Wednesday, September 27, 2006

Exampli Gratia


Because the previous two posts (look down, dang it) may seem like more academic muttering, I've decided to give just examples of what happens when the world goes wrong and people, left in a mass, an undifferentiated and unmotivated mass, start to define their own clubhouses. Trust me: I'm not being fey. This is important in its consequences, even if there is nothing apparent in the way of solutions. (That said, it's always nice when you know what the real causes are, because only this will prevent the unforgivable hydroencephalitis of mounting a crusade against "PC" or "fundamentalists" or other persons who are merely being persons who have retreated to the safety of their tree forts. (If I never close my parentheses, I can never die.)

I regard any other web or computer identities I might have as irrelevant both to my life as I live it and to ideas and cultural history, and yet I have seen a perfect illustration of my point recently, and so I have to give in and mention the world of e-people. In general, I like dogs much more than people. ("History is more full of examples of the fidelity of dogs than friends," as Alexander Pope said.) As little as I care about people, I care about e-people even less.

In this web encyclopedia, a number of rules have been growing for the last few years, and sometimes new behaviors show up that aren't covered. That has meant that some of the administrators react quickly, without consideration of any procedure, and do so because they know best. This has prompted other administrators to oppose them. The first group then set up an IRC channel simply to talk to each other. Since the group was founded on the basis of "the rules are onerous and get in the way of what's best," the discussion in that IRC channel is propelled by presitge earned by showing greater and greater scorn for the opposing administrators and regular users. Because it came into existence for people who think they know best, the participants have to know better than the best of each other, have to keep moving the down marker, keep saying worse and worse things about regular folks and acting in more and more outrageous ways.

Or, let's consider a college, or even a church, set up along the lines of being "real Christians." The very definition is contrary. It is built on not being like the others -- the others being the "false Christians" or the "humanists." Therefore, one moves up in these ranks by being less and less in conversation with the rest of the society. It begins with disallowing Halloween celebrations, goes briefly to avoiding R-rated movies, and then cheerfully mows down all music not in the "Christian" rack, television, most radio, most novels, etc. Soon, greater and greater public avowals of religion turn to religiosity. It is spiritual pride that didn't start out with self-love at all. Instead, it started with rejection, with exception, with umbrage. It began not with any desire to make oneself the holiest, but rather a desire to be least like the plainly degenerate secular world.

I know it wasn't clear, before, so let me try one last time: When any group is founded on umbrage, on exception, on rejection, that group is going to gain momentum in its divergence until it ends in absurdity and frenzy.

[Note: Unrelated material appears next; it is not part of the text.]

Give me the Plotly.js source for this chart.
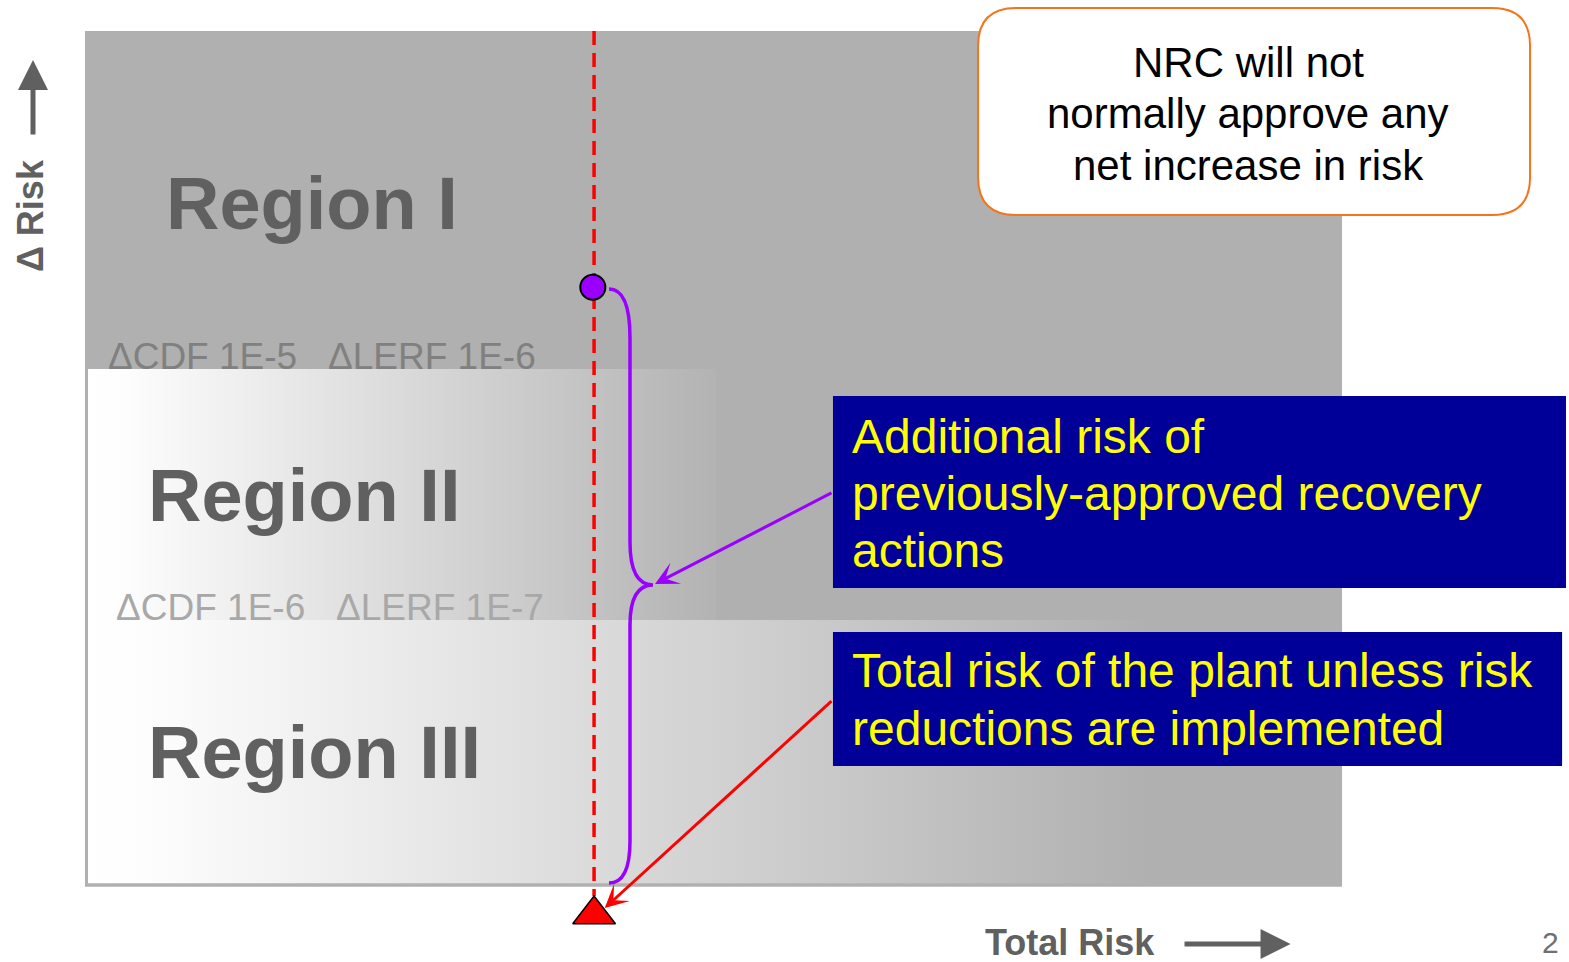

The socialists began by rejection of the decadent capitalists of the everyday society, and soon they begin sniffing out counter-revolutionaries and insincere bourgeoise apologists. The feminists begin by being more free than the male dominated and masculine-identified world, and soon they are declaring that all heterosexual women are subjugated. If the founding principle is fear, disgust, or reform, the ultimate conclusion, if there are no checks, will be solitariness, harshness, and a competition to be extreme.

Perhaps I am being too general. Perhaps I am being hasty in saying that this must happen. However, it must happen to the degree that exception and umbrage are the only ideals and motives. If there is a normative value connected to the rejection of the wickedness, then frenzy may not result. If there is a utopia to distinguish from the dystopia of the real, then there is a chance that the group will become Shakers. It's all a question of whether fear and persecution are the only impulse or not and whether such rejection can achieve satisfaction without compromise. Even when excepting groups have normative and utopian visions, they have to fight against those who compete for negation.

There is no answer for this, by the way. I said that the answer is to ask the town what words mean, but there is no force on earth that can prevent people from dividing up into neighborhoods with neighborhood patrols. Therefore, the only answer I know of is an individual one. I can't stop the persecuted from becoming persecutors, and neither can you, but you can ask yourself, every time you find a new group that wants to include you or that you want to join, if the group offers something to be, or just something to not be.